Nobel Laureate and Holocaust survivor Elie Wiesel and actor George Clooney were two of the US activists that were guests of the United States at a special Security Council meeting chaired by U.S. Ambassador John Bolton who pleaded with the Security Council September 14 to act decisively to end the genocide in Darfur.

"We have come to you because I have been moved to despair. We tried everything we could. We knocked on doors, appealed to conscience, implored the wealthy and strong to help the weak and the poor. What else could we do that we haven't done yet," the Nobel laureate said.

Wiesel urged the council to be Darfur's "moral custodian" and stop the violence.

"You can. You can stop it. There are so many ways and you know them all. You have even accepted certain resolutions to that effect," Wiesel said, mentioning economic, political, and cultural sanctions.

"My job is to come here today to beg you on behalf of the millions of people who will die -- and make no mistake they will die - - to take real and effective measures to put an end to this," Clooney said.

While acknowledging that the situation is politically complex, Clooney said, "when you see entire villages raped and killed, wells poisoned and then filled with the bodies of villagers, then all complexities disappear and it comes down to simply right and wrong."

Their sentiments and humanitarian impulses do them credit...but so far, they appear to be talking to the wind.

Over 100 bodies have been found in Iraq over the last three days.US and Iraqi security officials say most were shot dead execution-style with bullet to their heads and many showed signs of torture.

Iraq’s top Sunni leader Adnan Al-Dulaimi said that the Shia militias were behind the communal bloodletting that he warned was propelling the country towards "disaster."

In other news, Iraq is planning on digging trenches surrounding Baghdad and setting up checkpoints to try and contain the violence. And Abu Jaafar al-Liby, who it described as either the second or third most important figure in al-Qaeda in Iraq, was killed by police earlier this week.

A Palestinian Security chief was shot dead in Gaza, along with four other people in what can best be described a s a drive by hit near Hamas PM Haniyeh's offices. Gunmen opened fire on a car carrying Jad Tayeh, Abbas' top intelligence officer and a senior figure in Fatah's Palestinian intelligence services, killing him and four bodyguards.

Obviously either some private score settling, a fall out among theives or a message to Abbas from Haniyeh asserting who's boss. In Gaza, you never know where the next bullet is coming from...
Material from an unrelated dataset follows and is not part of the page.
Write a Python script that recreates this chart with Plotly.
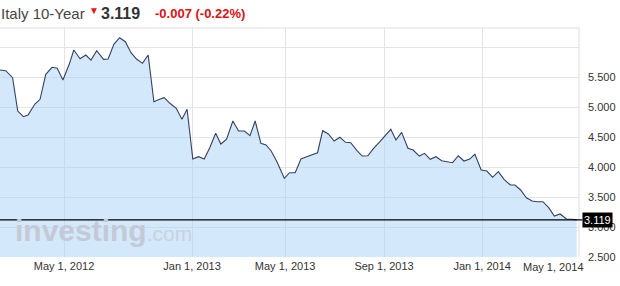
import plotly.graph_objects as go

# week offsets from chart start and 10-year yield values
weeks = [0, 1.0, 2.2, 3.1, 4.1, 4.9, 6.1, 7.0, 8.0, 9.1, 10.0, 11.0, 12.1, 12.9, 14.0, 15.0, 15.9, 16.9, 18.1, 18.9,
         19.9, 20.9, 21.9, 22.9, 23.9, 24.9, 25.9, 26.9, 27.8, 28.7, 29.7, 30.8, 31.8, 32.7, 33.7, 34.7, 35.7, 36.7, 37.7, 38.6,
         39.6, 40.7, 41.7, 42.7, 43.7, 44.6, 45.6, 46.5, 47.4, 48.4, 49.7, 50.6, 51.6, 52.6, 53.5, 54.5, 55.5, 56.4, 57.4, 58.4,
         59.4, 60.4, 61.3, 62.4, 63.3, 64.3, 65.3, 66.4, 67.3, 68.3, 69.2, 70.2, 71.3, 72.2, 73.3, 74.2, 75.2, 76.2, 77.2, 78.2,
         79.1, 80.1, 81.1, 82.1, 83.0, 84.1, 85.1, 86.1, 87.1, 88.1, 89.2, 90.0, 91.0, 92.0, 93.0, 93.9, 94.9, 95.9, 96.9, 97.9,
         99.0, 99.9, 100.8]
yields = [5.617, 5.605, 5.488, 4.933, 4.838, 4.867, 5.050, 5.128, 5.545, 5.662, 5.645, 5.450, 5.712, 5.950, 5.805, 5.867,
          5.783, 5.938, 5.795, 5.800, 6.045, 6.155, 6.088, 5.905, 5.795, 5.728, 5.867, 5.088, 5.125, 5.155, 5.062, 4.978,
          4.795, 4.962, 4.133, 4.172, 4.133, 4.328, 4.562, 4.383, 4.462, 4.767, 4.600, 4.600, 4.522, 4.767, 4.395, 4.367,
          4.267, 4.088, 3.812, 3.905, 3.905, 4.133, 4.167, 4.200, 4.238, 4.605, 4.550, 4.433, 4.495, 4.412, 4.405, 4.272,
          4.183, 4.188, 4.312, 4.422, 4.522, 4.628, 4.450, 4.578, 4.312, 4.283, 4.183, 4.228, 4.128, 4.172, 4.105, 4.088,
          4.072, 4.188, 4.100, 4.133, 4.212, 3.950, 3.933, 3.828, 3.922, 3.795, 3.700, 3.700, 3.617, 3.488, 3.433, 3.422,
          3.422, 3.322, 3.183, 3.217, 3.133, 3.128, 3.119]

x_tick_pos = [11.19, 33.57, 49.83, 67.13, 84.27]
x_tick_labels = ["May 1, 2012", "Jan 1, 2013", "May 1, 2013", "Sep 1, 2013", "Jan 1, 2014"]
last_label_pos = 96.77
last_label = "May 1, 2014"
y_tick_vals = [2.5, 3.0, 3.5, 4.0, 4.5, 5.0, 5.5, 6.0]
y_tick_text = ["2.500", "3.000", "3.500", "4.000", "4.500", "5.000", "5.500", ""]

title_name = "Italy 10-Year"
last_value = 3.119
change_text = "-0.007 (-0.22%)"

FONT = "Liberation Sans, Arial, sans-serif"

fig = go.Figure()
fig.add_trace(go.Scatter(
    x=weeks, y=yields, mode="lines",
    line=dict(color="#36415f", width=1.1),
    fill="tozeroy", fillcolor="rgba(170,210,250,0.5)",
    hoverinfo="skip", showlegend=False,
))

fig.update_layout(
    width=620, height=286,
    margin=dict(l=0, r=41, t=28, b=29),
    paper_bgcolor="white", plot_bgcolor="white",
    font=dict(family=FONT, size=11, color="#333"),
    xaxis=dict(range=[0, 101.2], tickvals=x_tick_pos, ticktext=x_tick_labels,
               showgrid=True, gridcolor="#e4e4e4", gridwidth=1, zeroline=False,
               showline=False, ticks="", ticklabelstandoff=1, tickfont=dict(size=11, color="#333")),
    yaxis=dict(range=[2.5, 6.317], tickvals=y_tick_vals, ticktext=y_tick_text, side="right",
               showgrid=True, gridcolor="#e4e4e4", gridwidth=1, zeroline=False,
               showline=False, ticks="", ticklabelstandoff=8,
               tickfont=dict(size=11, color="#333")),
)

# borders
fig.add_shape(type="line", xref="paper", yref="paper", x0=0, x1=1, y0=1, y1=1,
              line=dict(color="#dddddd", width=1))
fig.add_shape(type="line", xref="paper", yref="paper", x0=1, x1=1, y0=0, y1=1,
              line=dict(color="#dddddd", width=1))
# last value line
fig.add_shape(type="line", xref="paper", yref="y", x0=0, x1=1.006, y0=last_value, y1=last_value,
              line=dict(color="black", width=1.2))

# last value tag
fig.add_annotation(xref="paper", yref="y", x=1, y=last_value, xanchor="left", yanchor="middle",
                   xshift=3, text=f"{last_value:.3f}", showarrow=False,
                   font=dict(family=FONT, size=11, color="white"), bgcolor="black", borderpad=1)

# last x label
fig.add_annotation(xref="x", yref="paper", x=last_label_pos, y=0, yanchor="top", yshift=-2,
                   text=last_label, showarrow=False, font=dict(family=FONT, size=11, color="#333"))

# watermark
fig.add_annotation(xref="paper", yref="paper", x=0, y=0, xanchor="left", yanchor="bottom",
                   xshift=13, yshift=8, showarrow=False,
                   text="<b>investing</b><span style='font-size:21px;color:#c9d2de'>.com</span>",
                   font=dict(family=FONT, size=30, color="#c3cad6"))

# header
fig.add_annotation(xref="paper", yref="paper", x=0, y=1, xanchor="left", yanchor="middle",
                   xshift=-1, yshift=15, showarrow=False, text=title_name,
                   font=dict(family=FONT, size=15, color="#444"))
fig.add_annotation(xref="paper", yref="paper", x=0, y=1, xanchor="left", yanchor="middle",
                   xshift=87, yshift=18, showarrow=False, text="▼",
                   font=dict(family=FONT, size=10, color="#e8141c"))
fig.add_annotation(xref="paper", yref="paper", x=0, y=1, xanchor="left", yanchor="middle",
                   xshift=99, yshift=15, showarrow=False, text=f"<b>{last_value:.3f}</b>",
                   font=dict(family=FONT, size=16, color="#333"))
fig.add_annotation(xref="paper", yref="paper", x=0, y=1, xanchor="left", yanchor="middle",
                   xshift=153, yshift=15, showarrow=False, text=f"<b>{change_text}</b>",
                   font=dict(family=FONT, size=13, color="#dd1111"))

# footer (cut off)
fig.add_annotation(xref="paper", yref="paper", x=0, y=0, xanchor="left", yanchor="top",
                   xshift=255, yshift=-25, showarrow=False, text="Last update: 10:35:42",
                   font=dict(family=FONT, size=11, color="#555"))

fig.write_html("out.html")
More death throes of the Main Stream Media..the Los Angeles Times editor is openly defying calls for job cuts by the newspaper's owner, the Tribune Corporation. Dean P. Baquet, who was named editor last year, was quoted yesterday in his own paper saying he was defying the paper’s corporate owner in Chicago and would not make the cuts it requested.

The paper, the fourth largest in the country, has eliminated more than 200 jobs over the last five years from an editorial staff that now numbers about 940.

The Times is in a pretty fair amount of disrepute locally because of bogus stories, cooked polls and a rigid leftist stance that belies any notion of objective journalism. The paper's telemarketer's will actually offer you an `ads only' edition to try and sell you a subscription to the paper.

And this is in what's essentially a one newspaper town!

They're going, slowly but surely..or maybe, just maybe they'll wake up one day and remember what their responsibilities of objective journalism consist of.

1 comment:

Rosey said...

Ads only? What the fuck? How about a sharp stick in the eye?